CRESCENCIO BUSTILLO. Hemos hablado de guardas jurados y en relación con estos señores, sin que ellos llegaran a enterarse, nosotros –que entonces éramos jóvenes–L inventamos la “Carrera del Señorito”. Y fueron varios los que picaron en ella. Consistía en que cuando venía de visita al pueblo algún personajillo, que se hacía pasar por más listo que los demás, invitarle a comer: higos, uvas, melones, sandías, todo lo que daba el campo por aquellas fechas de final de verano. La aventura era tentadora, se iba de noche burlando a los guardas jurados según les decíamos, pero haciendo resaltar que en caso de ser cogidos por estos, eran muy brutos, por lo que había que correr y no dejarse coger. La trama consistía en llevarles a un sitio determinado, que probara los higos, las uvas en la viña, etc.
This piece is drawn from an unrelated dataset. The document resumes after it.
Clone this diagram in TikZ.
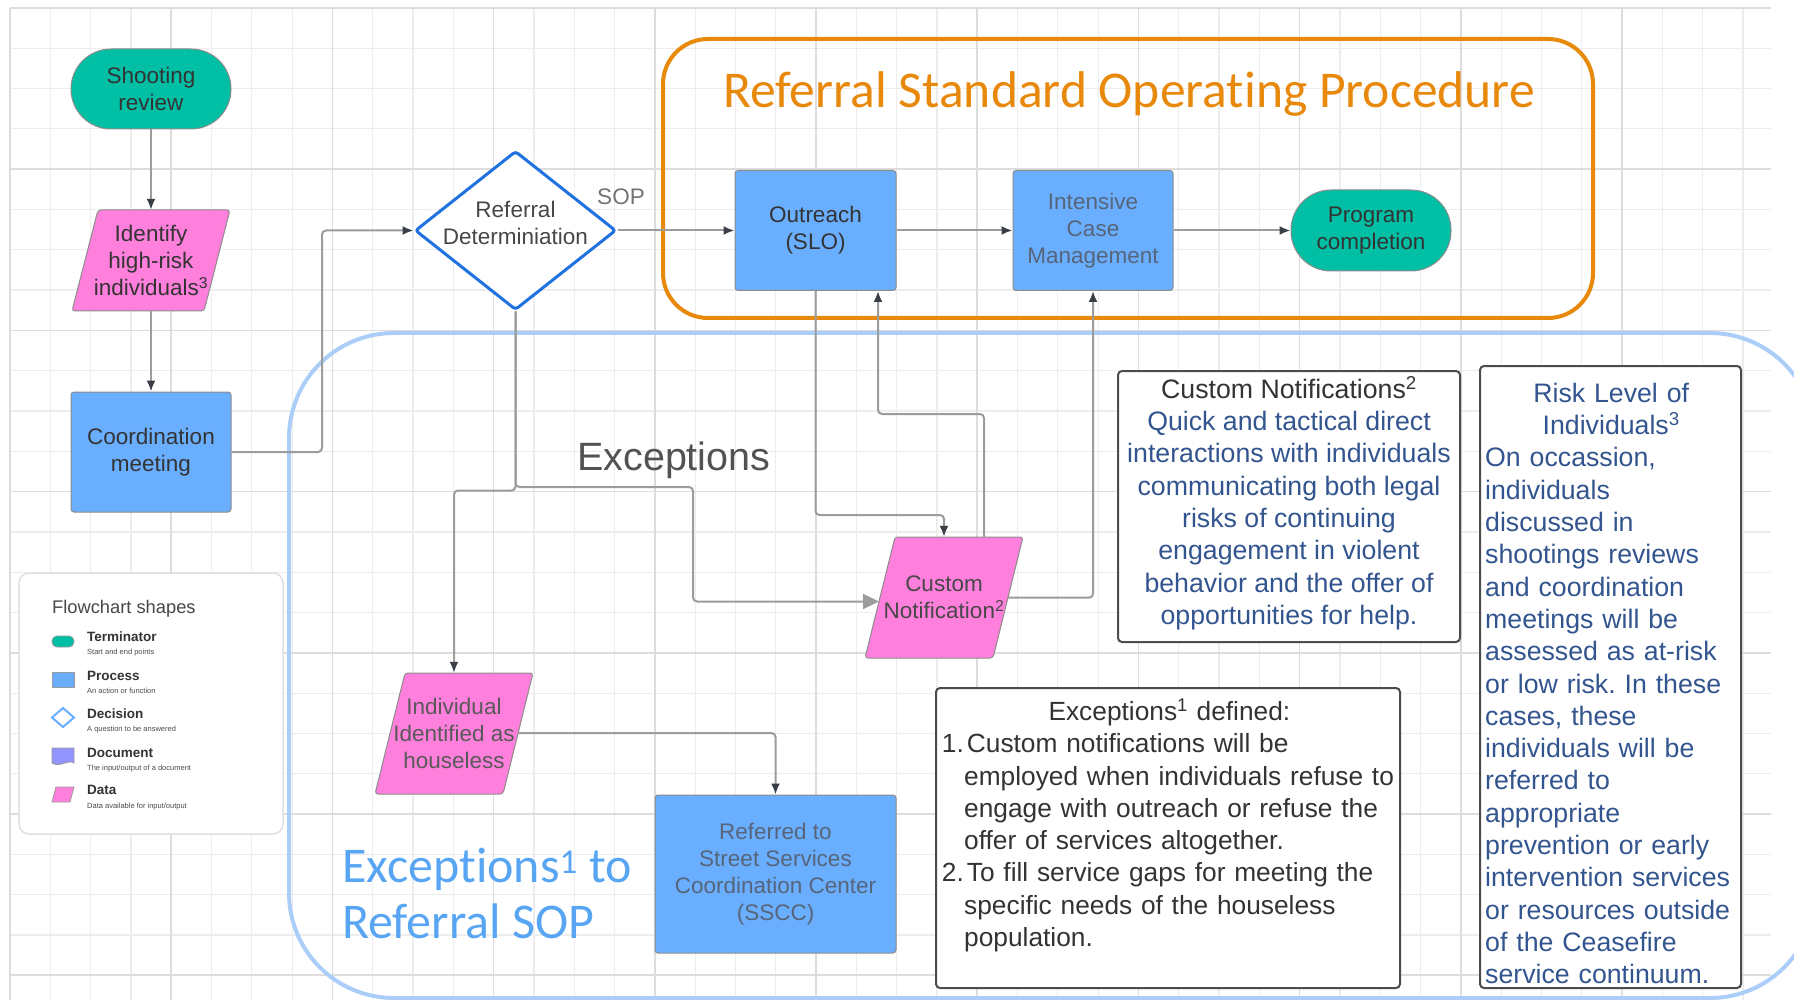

Y cuando más entusiasmado estaba, se presentaba el guarda, que no era tal, sino uno que se prestaba al juego. Se daba entonces la voz de alarma: «¡El Guarda!”. A esa voz se salía corriendo y el que hacía de guarda se lanzaba tras el forastero, “señorito”, pero dándole margen para que fuera siempre unos veinticinco o treinta metros por delante, a fin de que corriera cuanto más mejor. Y también para que no conociera al usurpador.


Crescencio Bustillo

Como era de noche, en la oscuridad, se caían y se levantaban con los accidentes del terreno, rompiéndose a veces la ropa y arañándose las manos y el cuerpo en su huida. Y para colmo de su desespero, no sabían dónde se encontraban, pues desconocían el terreno y no tenían la menor idea de cómo orientarse. Más de uno tuvo que esperar a que llegara la mañana para orientarse, mientras los demás comentábamos las incidencias. La carrera les servía de lección para no ser tan presumidos después del cansancio a que se habían visto sometidos.

También arremetíamos contra los borrachos. Había muchos y, como es de suponer, muy pesados. Reconozco que hacíamos gamberradas con ellos pero debido a estas se fueron escondiendo y al poco tiempo no se veía un borracho por las tabernas. Y menos por la calle dando lamentables espectáculos. Sin maltratarlos de palabra u obra, nos burlábamos de ellos con palabras irónicas, cuando no con medias vueltas, haciéndoles bailar aunque no tuvieran gana. Otras veces los enfrentábamos entre sí, todo esto en medio de un gran jolgorio. A los más recalcitrantes los llevábamos al pilar de la fuente y los metíamos la cabeza dentro del agua. Total que cogieron miedo y se hicieron más prudentes, pues a la vista ya no se les veía borrachos.

Unas de las costumbres más arraigadas por allí en Castilla con respecto a los muertos son las lamentaciones de los familiares durante el velatorio. Estas se recrudecen al sacar el muerto a la calle, camino del cementerio. Hay sitios que pagan “plañideras” para que, mientras estaba el difunto en casa, se escucharan toda clase de lamentaciones alusivas a la vida que había llevado el difunto. Hubo un entierro que se salió de lo normal y que dio lugar a la siguiente anécdota:

El difunto era mujer, por tanto era difunta, se llamaba Mauricia, de edad ya avanzada, por lo que tenía un sinfín de hijos y sobre todo de nietos. Estos nietos algunos ya eran mayores, mozalbetes. Y al lado de estos últimos iban sus amigos como haciendo un favor con su compañía. Entre estos amigotes estaba el Ubaldo, un muchacho “tartajoso” e ignorante que se prestó a acompañar a su amigo en el duelo. Cuando sacaban a la muerta a la calle de su domicilio, el griterío que se formó fue descomunal, con voces tan variadas como estas: «¡Hay mi madre!, ¡Hay mi tía!, ¡Hay mi abuela!». El pobre Ubaldo, como no tenía ningún parentesco por quien clamar, se arrancó con este slogan: «¡Ha…Ha…Hay, la…la…abue…abue…buela de es… Este!… Hay… hay…”. La gente, al oír esta salida fuera de lugar, se olvidó del duelo y cambio la seriedad por la risa, sirviendo de comentario para el presente y para el futuro.